His hard work and tendency to keep himself updated with the need of the hour eventually paid off in the limited over series where Tamim went on to score two hundreds and a fifty in the three ODIs and was named player of the series.

Tamim's unbeaten 130 in the first ODI may have been the slowest hundred -- reached off his 146th delivery -- by a Bangladeshi batsman in ODIs but his next thirty runs came off just 14 deliveries, showing that he can apply the mantra of adaptability to individual innings too. He was well accompanied by Shakib Al Hasan, who fell three runs short of his hundred during Bangladesh's highest second-wicket partnership of 207.

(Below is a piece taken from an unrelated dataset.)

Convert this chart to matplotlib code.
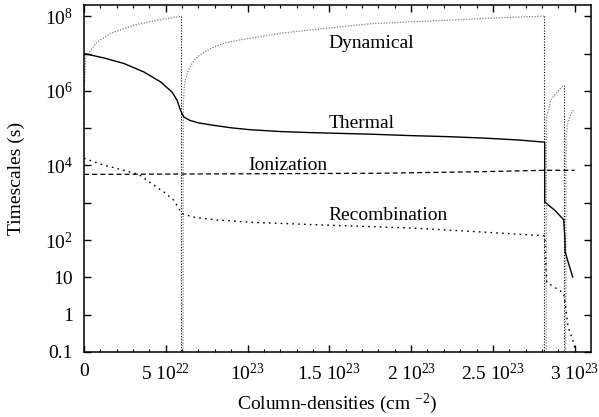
import matplotlib
matplotlib.use("Agg")
import matplotlib.pyplot as plt
import numpy as np
from matplotlib.ticker import FixedLocator, NullLocator

plt.rcParams['font.family'] = ['Liberation Serif', 'DejaVu Serif']
plt.rcParams['mathtext.fontset'] = 'custom'
plt.rcParams['mathtext.rm'] = 'Liberation Serif'
plt.rcParams['mathtext.it'] = 'Liberation Serif:italic'

# column densities in units of 1e22 cm^-2
SCALE = 1e22

thermal_x = [0, 1.22, 2.44, 3.66, 4.68, 5.38, 5.69, 5.90, 6.10, 6.46, 7.0, 7.87, 9.0,
             10.12, 12.0, 13.78, 17.44, 20.0, 22.32, 24.5, 26.59, 28.17,
             28.17, 28.8, 29.33, 29.40, 29.42, 29.65, 29.88]
thermal_y = [1.0e7, 7.6e6, 5.4e6, 3.2e6, 1.74e6, 9.3e5, 5.6e5, 3.0e5, 2.0e5, 1.62e5,
             1.38e5, 1.2e5, 1.02e5, 9.1e4, 8.1e4, 7.6e4, 6.9e4, 6.3e4, 5.9e4, 5.4e4,
             4.8e4, 4.2e4, 1.05e3, 620, 350, 120, 48, 22, 10.2]

recomb_x = [0, 1.22, 2.44, 3.35, 4.07, 4.88, 5.49, 5.79, 5.99, 6.71, 8.0, 10.12, 12.5,
            15.0, 17.44, 20.0, 22.32, 25.0, 28.17, 28.29, 28.8, 29.33, 29.45, 29.6,
            29.88, 30.1]
recomb_y = [1.55e4, 1.02e4, 7.4e3, 5.75e3, 3.4e3, 1.95e3, 1.17e3, 710, 510, 410, 350,
            300, 275, 250, 230, 210, 185, 158, 130, 7.4, 5.3, 3.8, 1.6, 0.47, 0.21, 0.09]

ion_x = [0, 18, 24, 28.17, 30]
ion_y = [5750, 6170, 6760, 7410, 7410]

dyn_segments_x = [
    [0, 0.05, 0.1, 0.41, 0.81, 1.63, 3.05, 4.47, 5.93],
    [6.05, 6.07, 6.12, 6.16, 6.3, 6.46, 6.8, 7.2, 7.8, 8.6, 9.5, 10.6, 12.0, 13.66,
     15.5, 17.56, 20.5, 23.54, 26.0, 28.11],
    [28.26, 28.27, 28.4, 28.55, 28.8, 29.0, 29.33],
    [29.45, 29.47, 29.55, 29.7, 29.94],
]
dyn_segments_y = [
    [5.6e5, 2.5e6, 7.9e6, 1.23e7, 2.04e7, 3.47e7, 5.75e7, 7.76e7, 1.0e8],
    [1e-3, 4.0e5, 1.12e6, 1.58e6, 2.8e6, 4.3e6, 7.1e6, 1.0e7, 1.41e7, 1.9e7, 2.3e7,
     2.75e7, 3.5e7, 4.2e7, 5.1e7, 6.3e7, 7.2e7, 8.3e7, 9.3e7, 1.0e8],
    [1e-3, 2.0e5, 3.0e5, 5.6e5, 8.0e5, 1.0e6, 1.4e6],
    [1e-3, 5.0e4, 1.2e5, 2.0e5, 3.2e5],
]
dyn_drops = [True, True, True, False]

x_ticks = [0, 5, 10, 15, 20, 25, 30]
x_ticklabels = ['0', r'$\mathregular{5\ 10^{22}}$', r'$\mathregular{10^{23}}$',
                r'$\mathregular{1.5\ 10^{23}}$', r'$\mathregular{2\ 10^{23}}$',
                r'$\mathregular{2.5\ 10^{23}}$', r'$\mathregular{3\ 10^{23}}$']
y_ticks = [0.1, 1, 10, 1e2, 1e3, 1e4, 1e5, 1e6, 1e7, 1e8]
y_ticklabels = ['0.1', '1', '10', r'$\mathregular{10^{2}}$', '', r'$\mathregular{10^{4}}$', '',
                r'$\mathregular{10^{6}}$', '', r'$\mathregular{10^{8}}$']

labels = [("Dynamical", 17.56, 10**7.28), ("Thermal", 16.95, 10**5.13),
          ("Ionization", 12.44, 10**4.01), ("Recombination", 18.6, 10**2.67)]

fig = plt.figure(figsize=(5.99, 4.17), dpi=100)
ax = fig.add_axes([84/599, 1-352/417, (591-84)/599, (352-5)/417])
ax.set_yscale('log')
ax.set_xlim(0, 31.0 * SCALE)
ax.set_ylim(0.1, 10**8.3)

# dynamical
for sx, sy, drop in zip(dyn_segments_x, dyn_segments_y, dyn_drops):
    xs = np.array(sx) * SCALE
    ax.plot(xs, sy, color='#808080', lw=0.9, linestyle=(0, (1, 1.2)))
    if drop:
        ax.plot([xs[-1], xs[-1]], [sy[-1], 1e-3], color='black', lw=0.8,
                linestyle=(0, (1, 1.5)))

ax.plot(np.array(thermal_x) * SCALE, thermal_y, color='black', lw=1.0)
ax.plot(np.array(ion_x) * SCALE, ion_y, color='black', lw=0.9, linestyle=(0, (4, 2.5)))
ax.plot(np.array(recomb_x) * SCALE, recomb_y, color='black', lw=1.0, linestyle=(0, (1.2, 3)))

for txt, lx, ly in labels:
    ax.text(lx * SCALE, ly, txt, ha='center', va='center', fontsize=14)

ax.xaxis.set_major_locator(FixedLocator(np.array(x_ticks) * SCALE))
ax.set_xticklabels(x_ticklabels)
ax.xaxis.set_minor_locator(FixedLocator(np.arange(0, 31) * SCALE))
ax.yaxis.set_major_locator(FixedLocator(y_ticks))
ax.set_yticklabels(y_ticklabels)
ax.yaxis.set_minor_locator(NullLocator())

ax.tick_params(which='both', direction='in', top=True, right=True, labelsize=14)
ax.tick_params(which='major', length=5, width=1.0, pad=8)
ax.tick_params(which='minor', length=2.5, width=0.8)
for s in ax.spines.values():
    s.set_linewidth(1.1)

ax.set_xlabel(r'Column-densities (cm $\mathregular{^{-2}}$)', fontsize=14, labelpad=5)
ax.set_ylabel('Timescales (s)', fontsize=14, labelpad=14)

fig.savefig('out.png', dpi=100)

“The partnership was very crucial after the Test series. It was not an easy wicket to bat on and if Shakib or I had thrown our wickets away it would have become difficult. With that in mind, we kept concentrating without looking at the scoreboard and took our time -- it was the only option for us to score runs,” he said after training in Mirpur yesterday.

That game awareness and responsibility was not seen in most of the junior members of the side, nor is there much evidence of the youngsters learning from the preparations of the side's senior batsmen. While backing the juniors to come good, Tamim said that players have to be honest with themselves to rectify mistakes.

“If cricketers don't take up the challenge then there is no point. It's important to be thirsty. For example, it won't do to give the excuse that the wicket was difficult in the Test series; instead we should have taken that as a challenge, which we were unable to do,” Tamim added.

Tamim's thirst for improvement is now well documented, and it can be hoped that he will continue finding new ways to score runs, and some recipes too.